-- START RECORD LIST --

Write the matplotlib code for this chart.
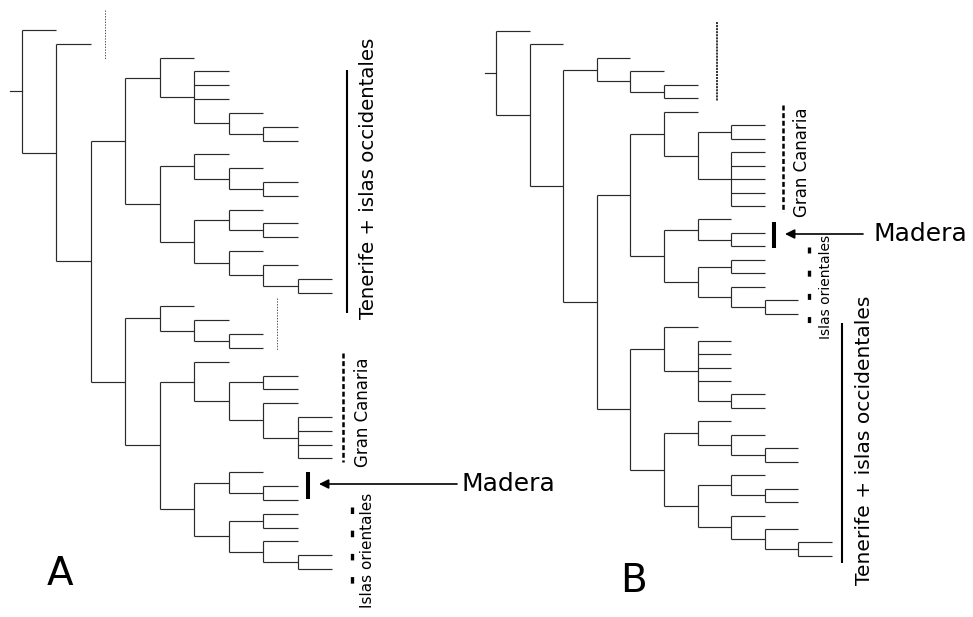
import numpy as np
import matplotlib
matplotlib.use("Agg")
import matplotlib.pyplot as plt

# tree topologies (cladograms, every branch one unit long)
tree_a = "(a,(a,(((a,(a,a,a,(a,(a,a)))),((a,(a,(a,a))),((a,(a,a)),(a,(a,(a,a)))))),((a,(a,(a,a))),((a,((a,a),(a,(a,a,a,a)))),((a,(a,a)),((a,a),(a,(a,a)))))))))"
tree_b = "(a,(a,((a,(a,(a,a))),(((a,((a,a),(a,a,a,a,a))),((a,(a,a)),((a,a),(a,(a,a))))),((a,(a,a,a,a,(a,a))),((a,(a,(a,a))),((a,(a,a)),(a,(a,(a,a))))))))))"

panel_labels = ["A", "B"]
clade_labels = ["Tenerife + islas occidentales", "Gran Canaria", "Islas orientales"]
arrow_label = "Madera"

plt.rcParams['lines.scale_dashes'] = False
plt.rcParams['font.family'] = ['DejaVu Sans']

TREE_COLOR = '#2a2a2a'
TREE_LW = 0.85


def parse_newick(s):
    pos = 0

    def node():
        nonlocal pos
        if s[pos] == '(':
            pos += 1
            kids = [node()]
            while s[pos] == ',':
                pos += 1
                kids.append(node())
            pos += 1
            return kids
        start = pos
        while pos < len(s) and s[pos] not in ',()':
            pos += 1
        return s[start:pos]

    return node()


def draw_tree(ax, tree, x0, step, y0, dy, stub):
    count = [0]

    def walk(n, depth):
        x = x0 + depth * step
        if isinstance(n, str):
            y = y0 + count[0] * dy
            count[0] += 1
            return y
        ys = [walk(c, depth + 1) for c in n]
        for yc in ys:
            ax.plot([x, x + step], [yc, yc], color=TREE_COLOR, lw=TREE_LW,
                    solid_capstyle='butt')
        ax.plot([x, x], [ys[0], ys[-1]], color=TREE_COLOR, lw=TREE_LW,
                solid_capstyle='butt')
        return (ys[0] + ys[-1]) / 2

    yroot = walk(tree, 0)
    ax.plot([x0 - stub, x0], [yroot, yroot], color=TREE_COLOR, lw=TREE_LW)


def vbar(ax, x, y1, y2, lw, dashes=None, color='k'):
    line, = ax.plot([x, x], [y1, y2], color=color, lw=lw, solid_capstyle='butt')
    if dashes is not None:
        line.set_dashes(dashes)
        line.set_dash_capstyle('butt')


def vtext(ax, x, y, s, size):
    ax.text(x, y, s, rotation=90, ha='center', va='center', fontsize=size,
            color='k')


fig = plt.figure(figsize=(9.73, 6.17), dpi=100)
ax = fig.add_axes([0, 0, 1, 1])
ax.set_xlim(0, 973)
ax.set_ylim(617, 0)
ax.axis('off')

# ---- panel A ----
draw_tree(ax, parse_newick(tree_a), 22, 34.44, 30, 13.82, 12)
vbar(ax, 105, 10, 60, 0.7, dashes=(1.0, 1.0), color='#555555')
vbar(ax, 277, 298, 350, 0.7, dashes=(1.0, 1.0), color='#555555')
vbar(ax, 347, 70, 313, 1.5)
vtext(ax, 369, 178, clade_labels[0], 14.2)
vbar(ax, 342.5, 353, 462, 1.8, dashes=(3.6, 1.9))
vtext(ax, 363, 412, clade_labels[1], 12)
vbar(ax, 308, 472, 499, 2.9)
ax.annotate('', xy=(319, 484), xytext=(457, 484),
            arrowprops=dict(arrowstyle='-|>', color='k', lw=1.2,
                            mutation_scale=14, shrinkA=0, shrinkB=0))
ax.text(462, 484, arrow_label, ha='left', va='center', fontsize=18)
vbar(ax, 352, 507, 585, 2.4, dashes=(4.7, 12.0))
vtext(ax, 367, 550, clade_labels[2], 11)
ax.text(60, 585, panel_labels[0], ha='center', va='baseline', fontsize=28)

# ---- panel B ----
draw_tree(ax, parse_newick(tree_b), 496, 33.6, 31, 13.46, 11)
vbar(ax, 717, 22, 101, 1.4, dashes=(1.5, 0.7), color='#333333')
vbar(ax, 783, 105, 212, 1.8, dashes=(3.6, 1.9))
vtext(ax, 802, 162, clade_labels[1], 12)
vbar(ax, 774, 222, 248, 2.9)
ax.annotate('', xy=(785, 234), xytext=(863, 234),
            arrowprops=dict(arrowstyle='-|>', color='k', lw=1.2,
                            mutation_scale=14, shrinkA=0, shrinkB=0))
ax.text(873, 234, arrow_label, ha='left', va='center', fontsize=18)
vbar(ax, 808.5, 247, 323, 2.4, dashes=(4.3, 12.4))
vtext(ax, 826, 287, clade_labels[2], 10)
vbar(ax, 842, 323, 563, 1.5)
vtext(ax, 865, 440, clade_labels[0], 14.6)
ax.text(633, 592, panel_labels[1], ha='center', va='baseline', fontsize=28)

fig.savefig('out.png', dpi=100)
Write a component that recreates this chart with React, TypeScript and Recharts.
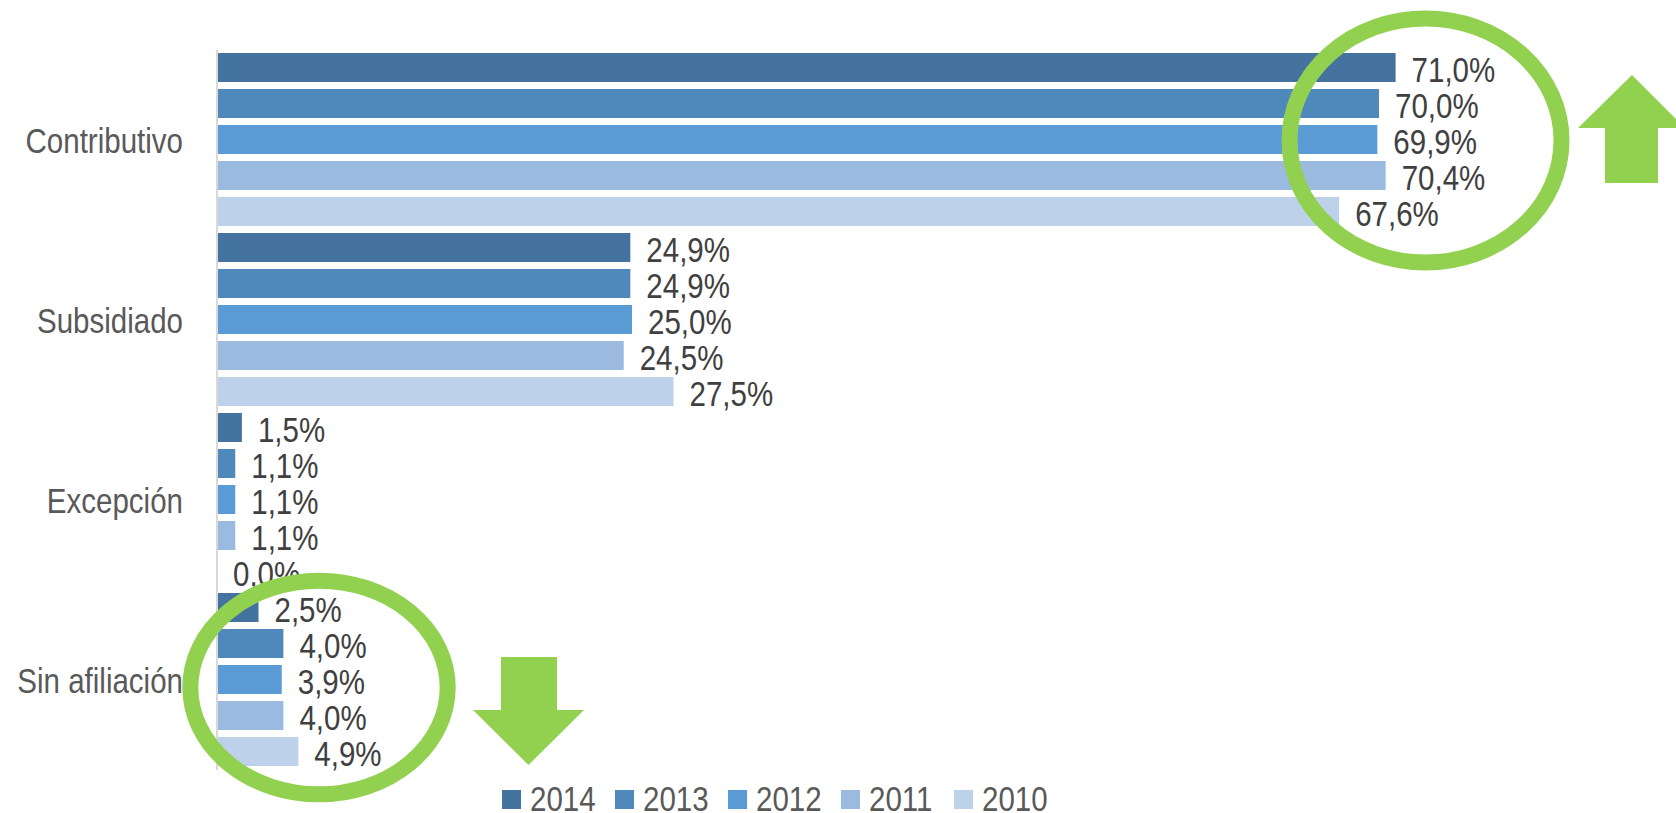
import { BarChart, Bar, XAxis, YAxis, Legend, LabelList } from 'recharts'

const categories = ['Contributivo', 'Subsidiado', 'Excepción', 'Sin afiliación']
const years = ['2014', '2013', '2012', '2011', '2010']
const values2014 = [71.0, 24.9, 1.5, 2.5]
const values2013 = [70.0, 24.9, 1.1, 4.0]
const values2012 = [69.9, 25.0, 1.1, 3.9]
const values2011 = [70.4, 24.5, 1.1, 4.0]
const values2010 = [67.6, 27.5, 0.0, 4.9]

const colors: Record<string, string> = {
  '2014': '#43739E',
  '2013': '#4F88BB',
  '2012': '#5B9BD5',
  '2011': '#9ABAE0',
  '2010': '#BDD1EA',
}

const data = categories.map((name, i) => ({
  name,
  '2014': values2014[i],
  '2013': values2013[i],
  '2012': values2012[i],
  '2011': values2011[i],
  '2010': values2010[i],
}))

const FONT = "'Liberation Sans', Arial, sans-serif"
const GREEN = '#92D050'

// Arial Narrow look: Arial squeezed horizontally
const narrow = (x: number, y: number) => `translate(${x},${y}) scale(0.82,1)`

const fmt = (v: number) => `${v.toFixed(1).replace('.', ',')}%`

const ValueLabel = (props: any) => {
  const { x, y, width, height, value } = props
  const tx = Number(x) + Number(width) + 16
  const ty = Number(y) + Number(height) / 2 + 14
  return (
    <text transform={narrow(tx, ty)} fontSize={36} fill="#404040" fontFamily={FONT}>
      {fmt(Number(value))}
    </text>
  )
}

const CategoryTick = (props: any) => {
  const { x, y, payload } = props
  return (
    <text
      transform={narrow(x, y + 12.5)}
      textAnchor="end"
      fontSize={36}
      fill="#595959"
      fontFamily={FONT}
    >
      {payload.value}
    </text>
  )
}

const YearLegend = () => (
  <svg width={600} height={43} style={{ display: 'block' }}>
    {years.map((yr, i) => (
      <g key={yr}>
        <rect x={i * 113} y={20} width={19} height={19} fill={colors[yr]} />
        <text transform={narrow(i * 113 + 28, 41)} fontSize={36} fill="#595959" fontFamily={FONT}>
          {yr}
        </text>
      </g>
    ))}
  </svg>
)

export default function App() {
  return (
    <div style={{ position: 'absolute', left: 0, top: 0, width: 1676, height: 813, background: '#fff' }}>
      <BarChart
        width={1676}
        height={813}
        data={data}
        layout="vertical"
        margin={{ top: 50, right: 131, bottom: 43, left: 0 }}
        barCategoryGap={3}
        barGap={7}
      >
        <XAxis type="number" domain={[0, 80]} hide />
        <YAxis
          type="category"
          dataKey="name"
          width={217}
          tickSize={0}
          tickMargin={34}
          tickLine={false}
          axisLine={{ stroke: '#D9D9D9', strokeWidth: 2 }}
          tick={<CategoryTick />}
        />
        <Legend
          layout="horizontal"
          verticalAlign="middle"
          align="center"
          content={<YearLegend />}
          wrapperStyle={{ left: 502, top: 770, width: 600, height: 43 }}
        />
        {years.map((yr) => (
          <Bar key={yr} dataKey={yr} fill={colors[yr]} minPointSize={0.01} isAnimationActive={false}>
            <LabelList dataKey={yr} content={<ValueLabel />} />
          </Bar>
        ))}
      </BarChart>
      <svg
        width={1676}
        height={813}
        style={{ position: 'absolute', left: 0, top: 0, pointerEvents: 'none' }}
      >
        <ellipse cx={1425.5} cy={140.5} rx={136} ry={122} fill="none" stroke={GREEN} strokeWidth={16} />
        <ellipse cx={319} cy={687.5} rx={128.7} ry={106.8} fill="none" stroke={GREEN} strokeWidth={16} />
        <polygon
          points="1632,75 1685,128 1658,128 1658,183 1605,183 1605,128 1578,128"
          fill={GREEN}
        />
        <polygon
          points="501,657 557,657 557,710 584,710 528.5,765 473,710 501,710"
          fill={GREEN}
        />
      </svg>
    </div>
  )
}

-- END RECORD LIST --

→ WRITTEN INSTRUCTION:
Copy every line from the entries that contains the word "Write".

→ WRITTEN SOLUTION:
Write the matplotlib code for this chart.
Write a component that recreates this chart with React, TypeScript and Recharts.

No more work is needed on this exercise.